Grigori Perelman electrified the mathematical world 3 years ago with his claim to have solved one of the most famous problems in mathematics (SN: 6/14/03, p. 378: If It Looks Like a Sphere…). The Russian mathematician has now been awarded a Fields Medal, the highest honor in mathematics, given every 4 years to up to four recipients age 40 or under.
Fields Medals, presented this week at the International Congress of Mathematicians in Madrid, also went to Wendelin Werner of the University of Paris-Sud in Orsay, Andrei Okounkov of Princeton University, and Terence Tao of the University of California, Los Angeles.
Perelman’s work provides proofs of two major questions in topology, the mathematical theory of shapes. The century-old Poincaré conjecture states that if every loop embedded in a compact three-dimensional shape can be pulled down to a single point, then the shape is a three-dimensional sphere, albeit possibly a deformed one. The more recent but even more far-reaching Thurston geometrization conjecture states that every three-dimensional shape can be broken down into chunks and that each chunk possesses one of eight simple geometric structures.

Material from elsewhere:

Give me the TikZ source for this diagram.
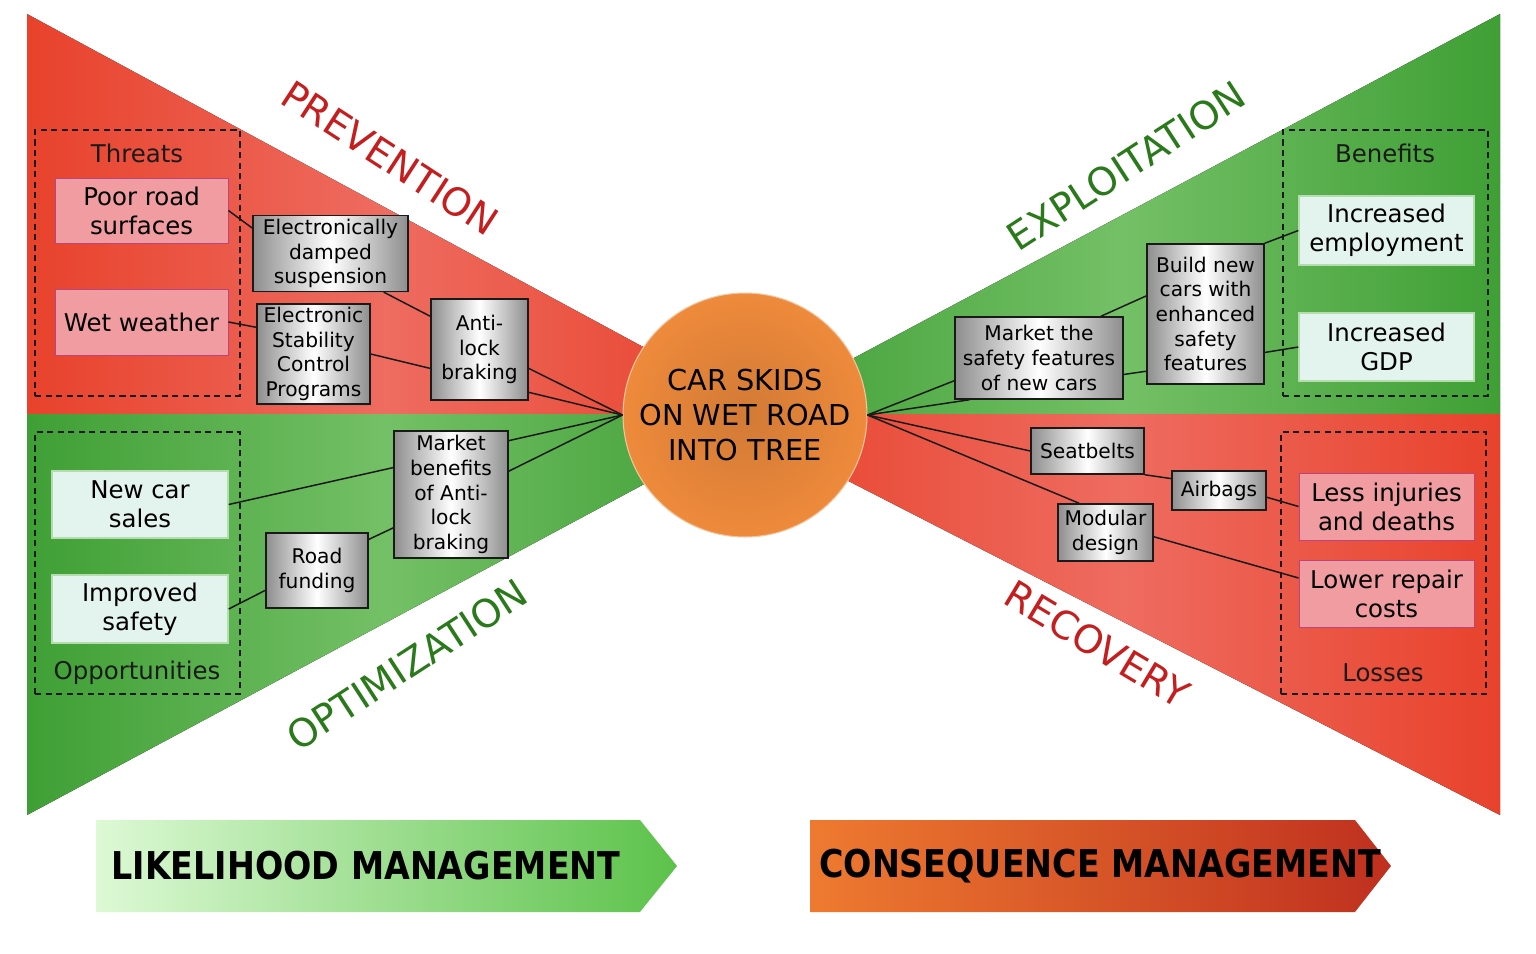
\documentclass[tikz,border=0pt]{standalone}
\usepackage{fontspec}
\setmainfont{DejaVu Sans}
\newfontfamily\bannerfont[FakeStretch=0.87]{DejaVu Sans}
\usetikzlibrary{backgrounds, shadows}
\definecolor{redside}{HTML}{E8422C}
\definecolor{redmid}{HTML}{EE6C60}
\definecolor{greenside}{HTML}{3F9F35}
\definecolor{greenmid}{HTML}{74C066}
\definecolor{threatfill}{HTML}{F09CA0}
\definecolor{threatborder}{HTML}{B8457E}
\definecolor{gainfill}{HTML}{E3F3EE}
\definecolor{gainborder}{HTML}{B5DCAE}
\definecolor{barrierside}{HTML}{8E8E8E}
\definecolor{eventfill}{HTML}{EE8A3B}
\definecolor{eventcore}{HTML}{D27A36}
\definecolor{eventborder}{HTML}{F2C7A0}
\definecolor{redtext}{HTML}{C41E1E}
\definecolor{greentext}{HTML}{2A7A1C}
\definecolor{likelyleft}{HTML}{DDF9D5}
\definecolor{likelyright}{HTML}{5CC24A}
\definecolor{consleft}{HTML}{EE7A30}
\definecolor{consright}{HTML}{BF301F}
\definecolor{darkline}{HTML}{1A1A1A}
\tikzset{
  group/.style={rectangle, draw=darkline, line width=1.1pt, dash pattern=on 3.5pt off 2.5pt},
  group-title/.style={font=\fontsize{13.9}{16}\selectfont, text=darkline},
  outcome/.style={rectangle, align=center, inner sep=2pt, font=\fontsize{13.9}{16.4}\selectfont},
  threat/.style={outcome, fill=threatfill, draw=threatborder, line width=0.5pt},
  gain/.style={outcome, fill=gainfill, draw=gainborder, line width=0.8pt},
  barrier/.style={rectangle, align=center, inner sep=2pt, draw=darkline, line width=0.85pt,
    left color=barrierside, right color=barrierside, middle color=white,
    drop shadow={shadow xshift=0.8pt, shadow yshift=-0.8pt, opacity=0.3},
    font=\fontsize{11.5}{14}\selectfont},
  event/.style={circle, inner sep=0pt, minimum size=4.88cm, inner color=eventcore, outer color=eventfill,
    draw=eventborder, line width=0.6pt, align=center, font=\fontsize{16.4}{19.8}\selectfont},
  link/.style={draw=darkline, line width=0.85pt},
  band-title/.style={font=\fontsize{22}{26}\selectfont},
  banner-title/.style={font=\bannerfont\bfseries\fontsize{21.8}{25}\selectfont}
}

\begin{document}
\begin{tikzpicture}[x=0.02cm, y=-0.02cm]

\useasboundingbox (0,0) rectangle (1536,954);

\begin{pgfonlayer}{background}
  \fill[white] (0,0) rectangle (1536,954);
  \fill[left color=redside, right color=redside, middle color=redmid] (27,14) -- (745,402) -- (745,414) -- (27,414) -- cycle;
  \fill[left color=greenside, right color=greenside, middle color=greenmid] (27,414) -- (745,414) -- (745,430) -- (27,815) -- cycle;
  \fill[left color=greenside, right color=greenside, middle color=greenmid] (1500,14) -- (745,416) -- (745,414) -- (1500,414) -- cycle;
  \fill[left color=redside, right color=redside, middle color=redmid] (1500,815) -- (745,428) -- (745,414) -- (1500,414) -- cycle;
\end{pgfonlayer}

% groups
\node[group, minimum width=4.1cm, minimum height=5.32cm] (threats) at (137.5,263) {};
\node[group, minimum width=4.1cm, minimum height=5.24cm] (opportunities) at (137.5,563) {};
\node[group, minimum width=4.1cm, minimum height=5.32cm] (benefits) at (1385.5,263) {};
\node[group, minimum width=4.1cm, minimum height=5.24cm] (losses) at (1383.5,563) {};
\node[group-title] (threats-title) at (137,153) {Threats};
\node[group-title] (opportunities-title) at (137,673) {Opportunities};
\node[group-title] (benefits-title) at (1385,153) {Benefits};
\node[group-title] (losses-title) at (1383,673) {Losses};

% band labels
\node[band-title, text=redtext, rotate=-33] (prevention) at (390,158) {PREVENTION};
\node[band-title, text=greentext, rotate=33] (exploitation) at (1126,166) {EXPLOITATION};
\node[band-title, text=greentext, rotate=33] (optimization) at (407,665) {OPTIMIZATION};
\node[band-title, text=redtext, rotate=-31] (recovery) at (1097,644) {RECOVERY};

% top event
\node[event] (event) at (745,415) {CAR SKIDS\\ON WET ROAD\\INTO TREE};

% prevention side
\node[threat, minimum width=3.46cm, minimum height=1.30cm] (poorroad) at (141.5,210.5) {Poor road\\surfaces};
\node[threat, minimum width=3.46cm, minimum height=1.32cm] (wetweather) at (141.5,322) {Wet weather};
\node[barrier, minimum width=3.10cm, minimum height=1.42cm] (suspension) at (330.5,253.5) {Electronically\\damped\\suspension};
\node[barrier, minimum width=2.26cm, minimum height=2.0cm] (stability) at (313.5,354) {Electronic\\Stability\\Control\\Programs};
\node[barrier, minimum width=1.94cm, minimum height=2.02cm] (antilock) at (479.5,349.5) {Anti-\\lock\\braking};

% optimization side
\node[gain, minimum width=3.52cm, minimum height=1.34cm] (newcars) at (140,504.5) {New car\\sales};
\node[gain, minimum width=3.52cm, minimum height=1.36cm] (safety) at (140,609) {Improved\\safety};
\node[barrier, minimum width=2.28cm, minimum height=2.54cm] (marketabs) at (451,494.5) {Market\\benefits\\of Anti-\\lock\\braking};
\node[barrier, minimum width=2.04cm, minimum height=1.5cm] (funding) at (317,570.5) {Road\\funding};

% exploitation side
\node[gain, minimum width=3.5cm, minimum height=1.38cm] (employment) at (1386.5,230.5) {Increased\\employment};
\node[gain, minimum width=3.5cm, minimum height=1.36cm] (gdp) at (1386.5,347) {Increased\\GDP};
\node[barrier, minimum width=2.34cm, minimum height=2.8cm] (buildcars) at (1205.5,314) {Build new\\cars with\\enhanced\\safety\\features};
\node[barrier, minimum width=3.36cm, minimum height=1.64cm] (marketsafety) at (1039,358) {Market the\\safety features\\of new cars};

% recovery side
\node[threat, minimum width=3.5cm, minimum height=1.34cm] (injuries) at (1386.5,506.5) {Less injuries\\and deaths};
\node[threat, minimum width=3.5cm, minimum height=1.34cm] (repair) at (1386.5,593.5) {Lower repair\\costs};
\node[barrier, minimum width=2.26cm, minimum height=0.92cm] (seatbelts) at (1087.5,451) {Seatbelts};
\node[barrier, minimum width=1.88cm, minimum height=0.78cm] (airbags) at (1219,490.5) {Airbags};
\node[barrier, minimum width=1.9cm, minimum height=1.14cm] (modular) at (1105.5,532.5) {Modular\\design};

% links
\draw[link] (poorroad.east) -- (suspension.162);
\draw[link] (wetweather.east) -- (stability.155);
\draw[link] (suspension.-36) -- (antilock.146);
\draw[link] (stability.east) -- (antilock.-159);
\draw[link] (antilock.-21) -- (event.west);
\draw[link] (antilock.-41) -- (event.west);

\draw[link] (newcars.east) -- (marketabs.155);
\draw[link] (safety.east) -- (funding.201);
\draw[link] (funding.31) -- (marketabs.210);
\draw[link] (marketabs.43) -- (event.west);
\draw[link] (marketabs.22) -- (event.west);

\draw[link] (event.east) -- (marketsafety.195);
\draw[link] (event.east) -- (marketsafety.211);
\draw[link] (marketsafety.34) -- (buildcars.163);
\draw[link] (marketsafety.-11) -- (buildcars.224);
\draw[link] (buildcars.north east) -- (employment.west);
\draw[link] (buildcars.-33) -- (gdp.west);

\draw[link] (event.east) -- (seatbelts.west);
\draw[link] (event.east) -- (modular.132);
\draw[link] (seatbelts.south east) -- (airbags.166);
\draw[link] (airbags.-8) -- (injuries.west);
\draw[link] (modular.-5) -- (repair.170);

% management banners
\shade[left color=likelyleft, right color=likelyright] (96,820) -- (640,820) -- (677,866) -- (640,912) -- (96,912) -- cycle;
\shade[left color=consleft, right color=consright] (810,820) -- (1355,820) -- (1391,866) -- (1355,912) -- (810,912) -- cycle;
\node[banner-title] (likelihood) at (366,866) {LIKELIHOOD MANAGEMENT};
\node[banner-title] (consequence) at (1100,866) {CONSEQUENCE MANAGEMENT};

\end{tikzpicture}
\end{document}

In 3 years of scrutiny, mathematicians have uncovered no major flaws in Perelman’s proofs of the two conjectures. Researchers have now written more than 1,000 pages elucidating his ideas. If his Poincaré proof goes unrefuted for another 2 years, Perelman may be eligible for a $1 million prize offered by the Clay Mathematics Institute in Cambridge, Mass., for a proof of the conjecture. However, Perelman has dropped out of the mathematical scene, and when tracked down in St. Petersburg, Russia, he refused to accept the award.
Werner, another of this year’s Fields Medal winners, has made seminal advances in areas including percolation theory, an abstract model of how a fluid or gas filters through a semiporous material such as a sponge. At a critical degree of a material’s porosity, the fluid inside forms a pattern of clusters that looks roughly the same at any scale larger than very small ones. Werner and his collaborators calculated such a pattern’s fractal dimension, a measurement of the jaggedness of the clusters’ boundary. The researchers also related these patterns to the trajectory of a Brownian path—the random route taken by, say, a pollen grain in a glass of water—to prove a decades-old conjecture.
Werner’s work is “a watershed in the interaction between mathematics and physics,” says Charles Newman, director of New York University’s Courant Institute of Mathematical Sciences.
The other two winners’ work also forged new links between physics and mathematics. For instance, Okounkov has used ideas from geometry and probability to characterize random shapes, such as the ones that form as tiny blocks melt off the corners of a cubical crystal. Okounkov linked the distribution of blocks of different sizes to the ways in which a whole number can be partitioned into a sum of smaller numbers. Using this connection, he and Richard Kenyon of the University of British Columbia in Vancouver showed that the two-dimensional shadow of such a crystal always has a distinctive shape and lies inside a simple curve.
Okounkov possesses “an unusual intuition that makes him able to find unexpected bridges between seemingly distant theories,” says Enrico Arbarello, a mathematician at the University of Rome.
Tao’s interests include prime numbers and quantum physics. In 2004, he and Ben Green of the University of Bristol in England proved that even though primes are few and far between, their sequence contains arithmetic progressions—sequences of numbers that differ by a fixed amount—of every possible length (SN: 4/24/04, p. 260: Available to subscribers at Primal Progress: Pattern hunters spy order among prime numbers). Tao has also made contributions to the study of wave maps, which are related to Einstein’s equations of general relativity, and nonlinear Schrödinger equations, which describe the behavior of light in a fiberoptic cable and other quantum phenomena.
“Some of his work gives one a feeling of awe that a human mind can master such complexity,” says Princeton mathematician Charles Fefferman. “And some makes one wonder how so many researchers could have missed something so seemingly obvious.”